◆ TASK REQUIREMENTS: Below are entries; repeat exactly, and nothing else, the lines from the one holding "Give me the TikZ source for this diagram." through the one holding "width=224pt, inner xsep=10pt]", inclusive. Leave the pictures out.

(Code that draws figures)
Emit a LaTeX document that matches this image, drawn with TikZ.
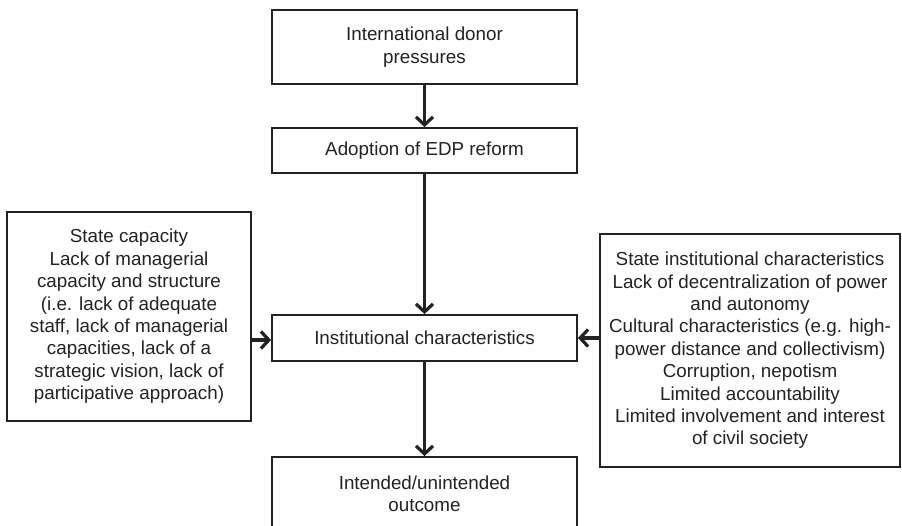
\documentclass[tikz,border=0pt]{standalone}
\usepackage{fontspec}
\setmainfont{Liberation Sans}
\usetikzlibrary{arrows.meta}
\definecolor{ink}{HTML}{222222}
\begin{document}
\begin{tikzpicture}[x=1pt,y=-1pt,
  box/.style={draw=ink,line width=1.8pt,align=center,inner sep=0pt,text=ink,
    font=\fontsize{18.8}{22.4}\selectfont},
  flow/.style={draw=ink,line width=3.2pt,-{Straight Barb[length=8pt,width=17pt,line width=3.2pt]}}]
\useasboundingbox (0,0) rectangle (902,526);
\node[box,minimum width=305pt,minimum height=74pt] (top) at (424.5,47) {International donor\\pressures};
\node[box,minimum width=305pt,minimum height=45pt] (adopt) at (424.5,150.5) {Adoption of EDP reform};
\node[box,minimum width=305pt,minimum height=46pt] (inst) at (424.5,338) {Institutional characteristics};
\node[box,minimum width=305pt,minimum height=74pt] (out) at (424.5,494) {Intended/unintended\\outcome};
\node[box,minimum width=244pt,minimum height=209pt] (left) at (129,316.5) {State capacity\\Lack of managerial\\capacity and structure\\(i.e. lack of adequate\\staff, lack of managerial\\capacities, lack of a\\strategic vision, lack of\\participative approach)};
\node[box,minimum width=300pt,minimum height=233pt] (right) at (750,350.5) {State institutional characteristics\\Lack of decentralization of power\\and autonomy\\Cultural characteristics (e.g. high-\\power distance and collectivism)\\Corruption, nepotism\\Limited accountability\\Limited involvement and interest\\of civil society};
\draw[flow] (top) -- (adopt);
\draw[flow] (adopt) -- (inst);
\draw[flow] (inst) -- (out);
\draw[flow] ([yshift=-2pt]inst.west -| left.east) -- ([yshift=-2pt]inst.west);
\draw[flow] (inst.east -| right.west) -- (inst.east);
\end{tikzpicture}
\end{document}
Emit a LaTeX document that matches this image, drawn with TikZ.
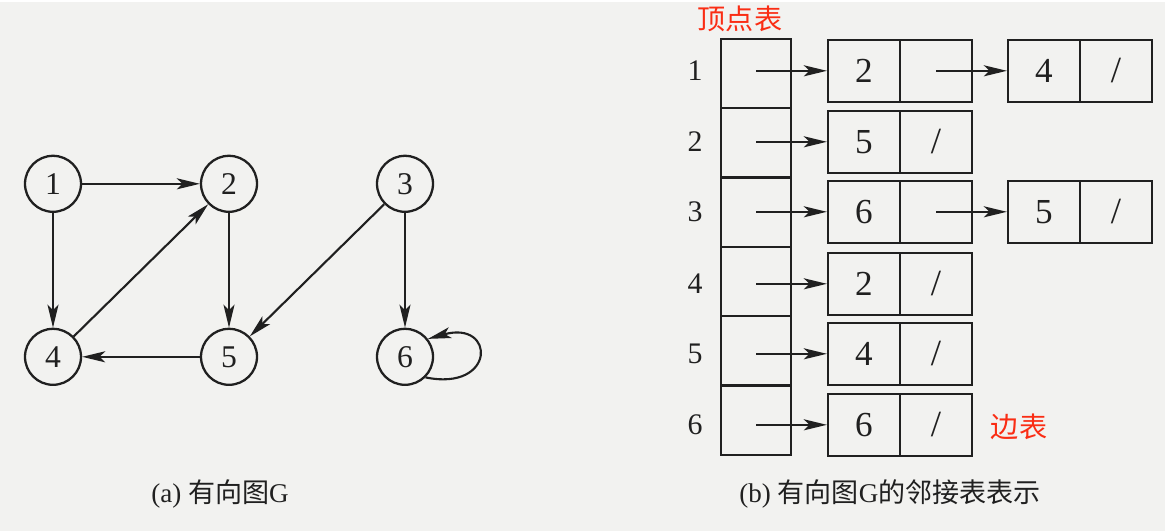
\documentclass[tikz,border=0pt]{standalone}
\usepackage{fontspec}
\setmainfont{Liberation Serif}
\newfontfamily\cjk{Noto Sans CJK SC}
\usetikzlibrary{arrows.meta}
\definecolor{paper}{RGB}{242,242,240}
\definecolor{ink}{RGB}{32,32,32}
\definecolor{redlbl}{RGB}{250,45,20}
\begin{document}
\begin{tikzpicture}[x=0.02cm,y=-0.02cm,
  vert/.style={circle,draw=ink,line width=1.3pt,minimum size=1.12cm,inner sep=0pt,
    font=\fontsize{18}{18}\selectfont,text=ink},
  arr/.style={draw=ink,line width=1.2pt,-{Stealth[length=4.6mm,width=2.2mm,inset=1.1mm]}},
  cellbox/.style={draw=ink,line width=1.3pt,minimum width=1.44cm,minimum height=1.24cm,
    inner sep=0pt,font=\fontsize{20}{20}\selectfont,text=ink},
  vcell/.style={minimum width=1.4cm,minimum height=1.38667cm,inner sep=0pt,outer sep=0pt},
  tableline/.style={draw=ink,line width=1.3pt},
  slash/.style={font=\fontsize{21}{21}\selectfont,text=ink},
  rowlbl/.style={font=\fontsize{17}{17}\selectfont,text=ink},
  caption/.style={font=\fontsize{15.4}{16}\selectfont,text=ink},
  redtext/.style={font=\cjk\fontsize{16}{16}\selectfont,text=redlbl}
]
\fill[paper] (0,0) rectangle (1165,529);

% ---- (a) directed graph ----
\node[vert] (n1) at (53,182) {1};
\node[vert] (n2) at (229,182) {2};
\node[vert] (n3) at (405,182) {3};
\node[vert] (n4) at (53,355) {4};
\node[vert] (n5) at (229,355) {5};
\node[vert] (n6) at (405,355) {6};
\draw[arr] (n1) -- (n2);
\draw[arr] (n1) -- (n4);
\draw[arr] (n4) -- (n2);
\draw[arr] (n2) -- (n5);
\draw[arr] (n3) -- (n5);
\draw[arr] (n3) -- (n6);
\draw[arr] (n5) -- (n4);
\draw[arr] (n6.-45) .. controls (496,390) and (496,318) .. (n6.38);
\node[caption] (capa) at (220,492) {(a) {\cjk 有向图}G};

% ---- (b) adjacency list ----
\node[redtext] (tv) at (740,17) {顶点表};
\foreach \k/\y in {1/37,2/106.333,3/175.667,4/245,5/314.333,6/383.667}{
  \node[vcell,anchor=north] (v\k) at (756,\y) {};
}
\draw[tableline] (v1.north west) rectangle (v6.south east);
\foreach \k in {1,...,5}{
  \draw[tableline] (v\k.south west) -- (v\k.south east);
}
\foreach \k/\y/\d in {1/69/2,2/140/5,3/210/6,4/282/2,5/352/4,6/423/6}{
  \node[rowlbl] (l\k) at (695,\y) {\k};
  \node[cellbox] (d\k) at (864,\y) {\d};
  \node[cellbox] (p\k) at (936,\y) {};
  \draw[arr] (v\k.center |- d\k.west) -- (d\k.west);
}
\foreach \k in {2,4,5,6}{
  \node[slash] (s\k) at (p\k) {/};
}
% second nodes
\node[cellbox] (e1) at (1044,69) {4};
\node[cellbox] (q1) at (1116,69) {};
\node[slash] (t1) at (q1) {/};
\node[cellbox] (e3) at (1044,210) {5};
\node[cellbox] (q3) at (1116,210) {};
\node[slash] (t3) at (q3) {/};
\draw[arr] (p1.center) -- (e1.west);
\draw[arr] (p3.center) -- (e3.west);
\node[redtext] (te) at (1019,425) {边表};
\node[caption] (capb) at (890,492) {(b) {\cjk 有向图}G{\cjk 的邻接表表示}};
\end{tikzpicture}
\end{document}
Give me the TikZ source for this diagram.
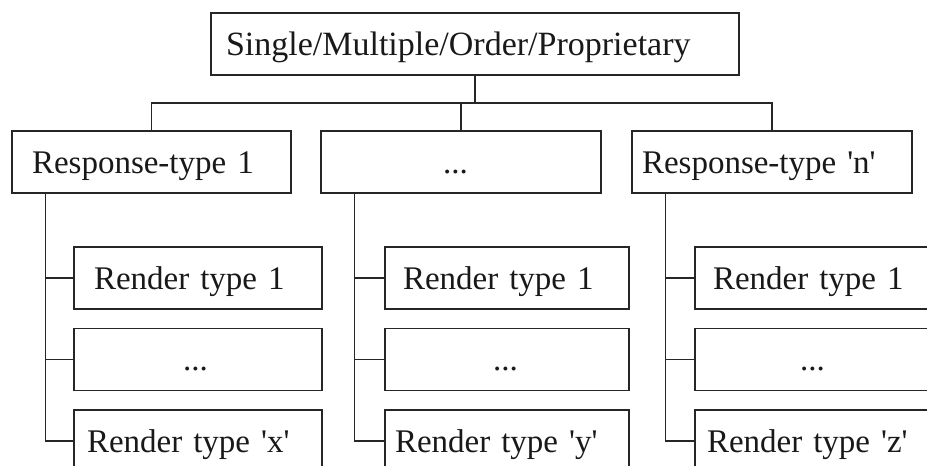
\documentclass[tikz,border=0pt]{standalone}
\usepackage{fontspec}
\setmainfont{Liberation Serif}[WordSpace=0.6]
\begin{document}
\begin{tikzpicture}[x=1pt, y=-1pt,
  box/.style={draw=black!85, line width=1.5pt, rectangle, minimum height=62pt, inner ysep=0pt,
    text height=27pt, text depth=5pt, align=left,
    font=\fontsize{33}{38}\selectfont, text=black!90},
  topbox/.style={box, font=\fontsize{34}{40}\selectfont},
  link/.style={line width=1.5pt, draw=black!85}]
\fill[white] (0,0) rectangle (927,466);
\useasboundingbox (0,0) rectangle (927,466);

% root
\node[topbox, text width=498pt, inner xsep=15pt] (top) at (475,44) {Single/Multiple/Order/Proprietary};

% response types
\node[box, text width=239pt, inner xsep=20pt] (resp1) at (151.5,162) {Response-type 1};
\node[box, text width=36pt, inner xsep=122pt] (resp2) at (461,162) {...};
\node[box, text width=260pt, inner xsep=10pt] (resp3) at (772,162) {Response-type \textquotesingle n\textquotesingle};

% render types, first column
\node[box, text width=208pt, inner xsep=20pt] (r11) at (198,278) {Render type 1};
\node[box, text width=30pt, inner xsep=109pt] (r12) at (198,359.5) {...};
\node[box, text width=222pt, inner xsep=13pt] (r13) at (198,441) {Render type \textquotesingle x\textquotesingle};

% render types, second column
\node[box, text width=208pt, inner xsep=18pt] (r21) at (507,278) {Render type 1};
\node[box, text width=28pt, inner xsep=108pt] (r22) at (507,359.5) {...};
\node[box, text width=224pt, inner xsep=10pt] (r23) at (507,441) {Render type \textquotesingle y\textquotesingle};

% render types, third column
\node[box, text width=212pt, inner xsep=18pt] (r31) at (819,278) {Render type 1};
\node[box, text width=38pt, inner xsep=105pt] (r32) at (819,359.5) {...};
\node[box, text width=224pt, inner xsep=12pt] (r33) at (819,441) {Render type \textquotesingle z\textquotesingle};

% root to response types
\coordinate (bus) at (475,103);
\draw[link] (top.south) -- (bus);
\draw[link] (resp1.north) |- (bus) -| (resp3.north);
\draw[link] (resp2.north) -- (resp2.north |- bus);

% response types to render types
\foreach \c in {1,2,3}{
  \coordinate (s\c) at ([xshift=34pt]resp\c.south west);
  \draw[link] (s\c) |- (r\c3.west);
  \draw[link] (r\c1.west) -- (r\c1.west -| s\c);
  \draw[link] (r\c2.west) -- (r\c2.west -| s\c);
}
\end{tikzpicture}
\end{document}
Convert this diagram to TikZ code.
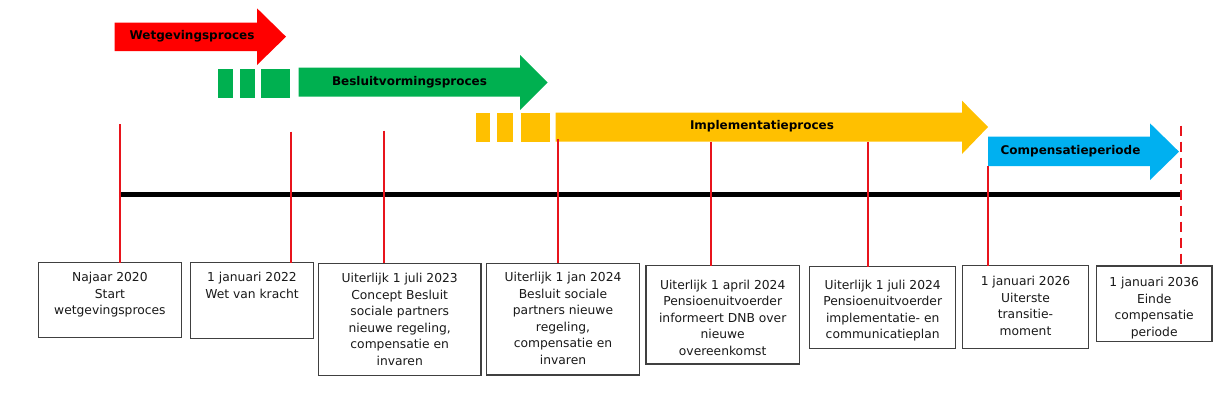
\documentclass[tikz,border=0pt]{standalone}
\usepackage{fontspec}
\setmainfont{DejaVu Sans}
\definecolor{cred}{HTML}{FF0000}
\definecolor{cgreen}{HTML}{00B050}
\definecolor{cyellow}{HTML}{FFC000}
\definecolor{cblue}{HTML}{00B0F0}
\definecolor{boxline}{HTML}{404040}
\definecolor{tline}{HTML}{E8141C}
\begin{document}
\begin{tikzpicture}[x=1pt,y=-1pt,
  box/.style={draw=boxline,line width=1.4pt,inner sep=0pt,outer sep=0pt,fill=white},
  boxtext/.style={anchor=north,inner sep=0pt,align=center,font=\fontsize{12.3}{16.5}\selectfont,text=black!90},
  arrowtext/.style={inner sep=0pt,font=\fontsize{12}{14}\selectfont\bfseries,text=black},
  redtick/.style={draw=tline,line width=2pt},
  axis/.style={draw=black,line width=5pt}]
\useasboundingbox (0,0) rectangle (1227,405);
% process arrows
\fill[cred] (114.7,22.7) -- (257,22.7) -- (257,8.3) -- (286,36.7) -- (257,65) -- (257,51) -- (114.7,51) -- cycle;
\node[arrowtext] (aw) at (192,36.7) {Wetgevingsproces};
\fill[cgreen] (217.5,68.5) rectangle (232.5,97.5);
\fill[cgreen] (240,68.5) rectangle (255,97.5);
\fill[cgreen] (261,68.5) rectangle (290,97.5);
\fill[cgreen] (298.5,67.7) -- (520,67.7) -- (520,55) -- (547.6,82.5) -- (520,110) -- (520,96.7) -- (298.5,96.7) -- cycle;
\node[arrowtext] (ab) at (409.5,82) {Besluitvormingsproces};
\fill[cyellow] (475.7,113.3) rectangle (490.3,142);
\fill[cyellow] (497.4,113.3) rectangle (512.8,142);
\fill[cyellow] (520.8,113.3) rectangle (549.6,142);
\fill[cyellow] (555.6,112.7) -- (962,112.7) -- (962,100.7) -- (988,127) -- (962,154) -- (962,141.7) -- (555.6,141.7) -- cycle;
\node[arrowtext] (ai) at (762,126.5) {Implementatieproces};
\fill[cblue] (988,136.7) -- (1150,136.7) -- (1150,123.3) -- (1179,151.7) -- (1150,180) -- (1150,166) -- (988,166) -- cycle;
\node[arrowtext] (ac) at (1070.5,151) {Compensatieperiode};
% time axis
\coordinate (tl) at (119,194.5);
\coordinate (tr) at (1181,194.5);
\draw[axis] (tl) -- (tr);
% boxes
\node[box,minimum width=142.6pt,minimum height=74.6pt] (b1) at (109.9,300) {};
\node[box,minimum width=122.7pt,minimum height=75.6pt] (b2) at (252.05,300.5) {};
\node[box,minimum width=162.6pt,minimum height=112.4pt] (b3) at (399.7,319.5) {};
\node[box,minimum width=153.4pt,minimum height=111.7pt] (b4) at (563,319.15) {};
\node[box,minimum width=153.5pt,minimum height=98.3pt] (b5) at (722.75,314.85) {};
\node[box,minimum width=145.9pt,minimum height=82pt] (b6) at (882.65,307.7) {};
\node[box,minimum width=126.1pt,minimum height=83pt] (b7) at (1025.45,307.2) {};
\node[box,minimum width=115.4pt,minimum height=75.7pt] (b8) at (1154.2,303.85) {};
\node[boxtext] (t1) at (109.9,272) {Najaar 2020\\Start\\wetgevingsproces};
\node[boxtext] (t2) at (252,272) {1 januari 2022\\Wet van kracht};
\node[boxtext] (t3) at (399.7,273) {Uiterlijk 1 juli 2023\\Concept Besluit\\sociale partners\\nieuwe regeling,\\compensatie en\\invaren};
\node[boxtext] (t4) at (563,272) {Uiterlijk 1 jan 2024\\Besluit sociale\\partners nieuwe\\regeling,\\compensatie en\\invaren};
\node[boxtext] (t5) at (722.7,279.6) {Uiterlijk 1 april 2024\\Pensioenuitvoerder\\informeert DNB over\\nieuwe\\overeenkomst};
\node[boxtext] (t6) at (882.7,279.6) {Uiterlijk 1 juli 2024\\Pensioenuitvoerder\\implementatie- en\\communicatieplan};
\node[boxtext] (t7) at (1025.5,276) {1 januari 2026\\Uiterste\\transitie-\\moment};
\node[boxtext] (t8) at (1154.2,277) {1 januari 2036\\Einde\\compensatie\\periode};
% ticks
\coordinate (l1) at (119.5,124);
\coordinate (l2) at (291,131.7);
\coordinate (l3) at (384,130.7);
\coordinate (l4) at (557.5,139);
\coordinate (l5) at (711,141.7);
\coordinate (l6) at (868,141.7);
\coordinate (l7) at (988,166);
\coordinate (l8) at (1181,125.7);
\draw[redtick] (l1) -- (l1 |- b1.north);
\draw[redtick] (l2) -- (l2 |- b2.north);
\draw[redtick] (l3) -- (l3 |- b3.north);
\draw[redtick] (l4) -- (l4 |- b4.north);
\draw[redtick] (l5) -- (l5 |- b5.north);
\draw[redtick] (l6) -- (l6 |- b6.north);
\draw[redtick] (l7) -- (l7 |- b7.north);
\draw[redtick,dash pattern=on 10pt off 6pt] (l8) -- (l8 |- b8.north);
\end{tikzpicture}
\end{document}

◆ REPLY TO THE EXERCISE:
Give me the TikZ source for this diagram.
\documentclass[tikz,border=0pt]{standalone}
\usepackage{fontspec}
\setmainfont{Liberation Serif}[WordSpace=0.6]
\begin{document}
\begin{tikzpicture}[x=1pt, y=-1pt,
  box/.style={draw=black!85, line width=1.5pt, rectangle, minimum height=62pt, inner ysep=0pt,
    text height=27pt, text depth=5pt, align=left,
    font=\fontsize{33}{38}\selectfont, text=black!90},
  topbox/.style={box, font=\fontsize{34}{40}\selectfont},
  link/.style={line width=1.5pt, draw=black!85}]
\fill[white] (0,0) rectangle (927,466);
\useasboundingbox (0,0) rectangle (927,466);

% root
\node[topbox, text width=498pt, inner xsep=15pt] (top) at (475,44) {Single/Multiple/Order/Proprietary};

% response types
\node[box, text width=239pt, inner xsep=20pt] (resp1) at (151.5,162) {Response-type 1};
\node[box, text width=36pt, inner xsep=122pt] (resp2) at (461,162) {...};
\node[box, text width=260pt, inner xsep=10pt] (resp3) at (772,162) {Response-type \textquotesingle n\textquotesingle};

% render types, first column
\node[box, text width=208pt, inner xsep=20pt] (r11) at (198,278) {Render type 1};
\node[box, text width=30pt, inner xsep=109pt] (r12) at (198,359.5) {...};
\node[box, text width=222pt, inner xsep=13pt] (r13) at (198,441) {Render type \textquotesingle x\textquotesingle};

% render types, second column
\node[box, text width=208pt, inner xsep=18pt] (r21) at (507,278) {Render type 1};
\node[box, text width=28pt, inner xsep=108pt] (r22) at (507,359.5) {...};
\node[box, text width=224pt, inner xsep=10pt] (r23) at (507,441) {Render type \textquotesingle y\textquotesingle};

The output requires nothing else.